_Data_.
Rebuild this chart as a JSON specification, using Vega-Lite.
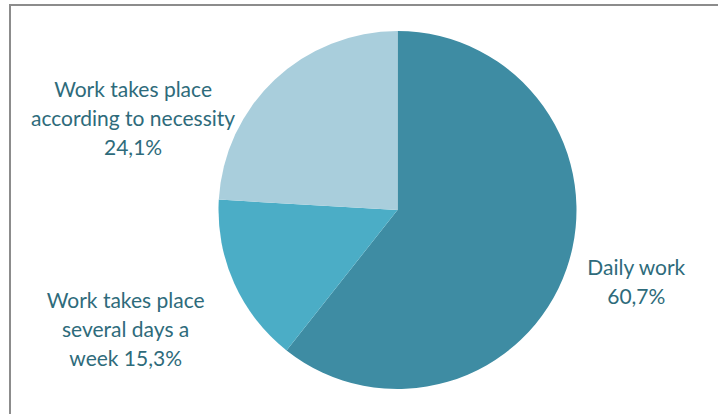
{
  "$schema": "https://vega.github.io/schema/vega-lite/v6.json",
  "width": 775,
  "height": 410,
  "padding": {"left": 10, "top": 5, "right": 0, "bottom": 0},
  "background": "white",
  "view": {"stroke": "#8c8c8c", "strokeWidth": 2},
  "config": {"view": {"stroke": "#8c8c8c", "strokeWidth": 2}},
  "data": {
    "values": [
      {"category": "Daily work", "value": 60.7, "order": 1, "label": "Daily work\n60,7%"},
      {"category": "Work takes place several days a week", "value": 15.3, "order": 2, "label": "Work takes place\nseveral days a\nweek 15,3%"},
      {"category": "Work takes place according to necessity", "value": 24.1, "order": 3, "label": "Work takes place\naccording to necessity\n24,1%"}
    ]
  },
  "transform": [
    {"stack": "value", "groupby": [], "as": ["v0", "v1"], "sort": [{"field": "order", "order": "ascending"}]}
  ],
  "layer": [
    {
      "mark": {"type": "arc", "radius": 179},
      "encoding": {
        "theta": {"field": "v0", "type": "quantitative", "scale": {"domain": [0, 100.1]}},
        "theta2": {"field": "v1"},
        "color": {
          "field": "category",
          "type": "nominal",
          "scale": {
            "domain": ["Daily work", "Work takes place several days a week", "Work takes place according to necessity"],
            "range": ["#3e8ca3", "#4badc6", "#a9cedc"]
          },
          "legend": null
        }
      }
    },
    {
      "transform": [{"filter": "datum.order === 1"}],
      "mark": {"type": "text", "radius": 246, "thetaOffset": 1.814, "font": "Lato", "fontSize": 21, "lineHeight": 29, "lineBreak": "\n", "color": "#2e6b7b", "align": "center", "baseline": "middle"},
      "encoding": {
        "theta": {"field": "v0", "type": "quantitative"},
        "text": {"field": "label"}
      }
    },
    {
      "transform": [{"filter": "datum.order === 2"}],
      "mark": {"type": "text", "radius": 287, "thetaOffset": 0.576, "font": "Lato", "fontSize": 21, "lineHeight": 29, "lineBreak": "\n", "color": "#2e6b7b", "align": "center", "baseline": "middle"},
      "encoding": {
        "theta": {"field": "v0", "type": "quantitative"},
        "text": {"field": "label"}
      }
    },
    {
      "transform": [{"filter": "datum.order === 3"}],
      "mark": {"type": "text", "radius": 290, "thetaOffset": 0.365, "font": "Lato", "fontSize": 21, "lineHeight": 29, "lineBreak": "\n", "color": "#2e6b7b", "align": "center", "baseline": "middle"},
      "encoding": {
        "theta": {"field": "v0", "type": "quantitative"},
        "text": {"field": "label"}
      }
    }
  ]
}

_Written request_. Working from the lines above, reproduce the material exactly and exclude its pictures.

_Final result_.
Rebuild this chart as a JSON specification, using Vega-Lite.
{
  "$schema": "https://vega.github.io/schema/vega-lite/v6.json",
  "width": 775,
  "height": 410,
  "padding": {"left": 10, "top": 5, "right": 0, "bottom": 0},
  "background": "white",
  "view": {"stroke": "#8c8c8c", "strokeWidth": 2},
  "config": {"view": {"stroke": "#8c8c8c", "strokeWidth": 2}},
  "data": {
    "values": [
      {"category": "Daily work", "value": 60.7, "order": 1, "label": "Daily work\n60,7%"},
      {"category": "Work takes place several days a week", "value": 15.3, "order": 2, "label": "Work takes place\nseveral days a\nweek 15,3%"},
      {"category": "Work takes place according to necessity", "value": 24.1, "order": 3, "label": "Work takes place\naccording to necessity\n24,1%"}
    ]
  },
  "transform": [
    {"stack": "value", "groupby": [], "as": ["v0", "v1"], "sort": [{"field": "order", "order": "ascending"}]}
  ],
  "layer": [
    {
      "mark": {"type": "arc", "radius": 179},
      "encoding": {
        "theta": {"field": "v0", "type": "quantitative", "scale": {"domain": [0, 100.1]}},
        "theta2": {"field": "v1"},
        "color": {
          "field": "category",
          "type": "nominal",
          "scale": {
            "domain": ["Daily work", "Work takes place several days a week", "Work takes place according to necessity"],
            "range": ["#3e8ca3", "#4badc6", "#a9cedc"]
          },
          "legend": null
        }
      }
    },
    {
      "transform": [{"filter": "datum.order === 1"}],
      "mark": {"type": "text", "radius": 246, "thetaOffset": 1.814, "font": "Lato", "fontSize": 21, "lineHeight": 29, "lineBreak": "\n", "color": "#2e6b7b", "align": "center", "baseline": "middle"},
      "encoding": {
        "theta": {"field": "v0", "type": "quantitative"},
        "text": {"field": "label"}
      }
    },
    {
      "transform": [{"filter": "datum.order === 2"}],
      "mark": {"type": "text", "radius": 287, "thetaOffset": 0.576, "font": "Lato", "fontSize": 21, "lineHeight": 29, "lineBreak": "\n", "color": "#2e6b7b", "align": "center", "baseline": "middle"},
      "encoding": {
        "theta": {"field": "v0", "type": "quantitative"},
        "text": {"field": "label"}
      }
    },
    {
      "transform": [{"filter": "datum.order === 3"}],
      "mark": {"type": "text", "radius": 290, "thetaOffset": 0.365, "font": "Lato", "fontSize": 21, "lineHeight": 29, "lineBreak": "\n", "color": "#2e6b7b", "align": "center", "baseline": "middle"},
      "encoding": {
        "theta": {"field": "v0", "type": "quantitative"},
        "text": {"field": "label"}
      }
    }
  ]
}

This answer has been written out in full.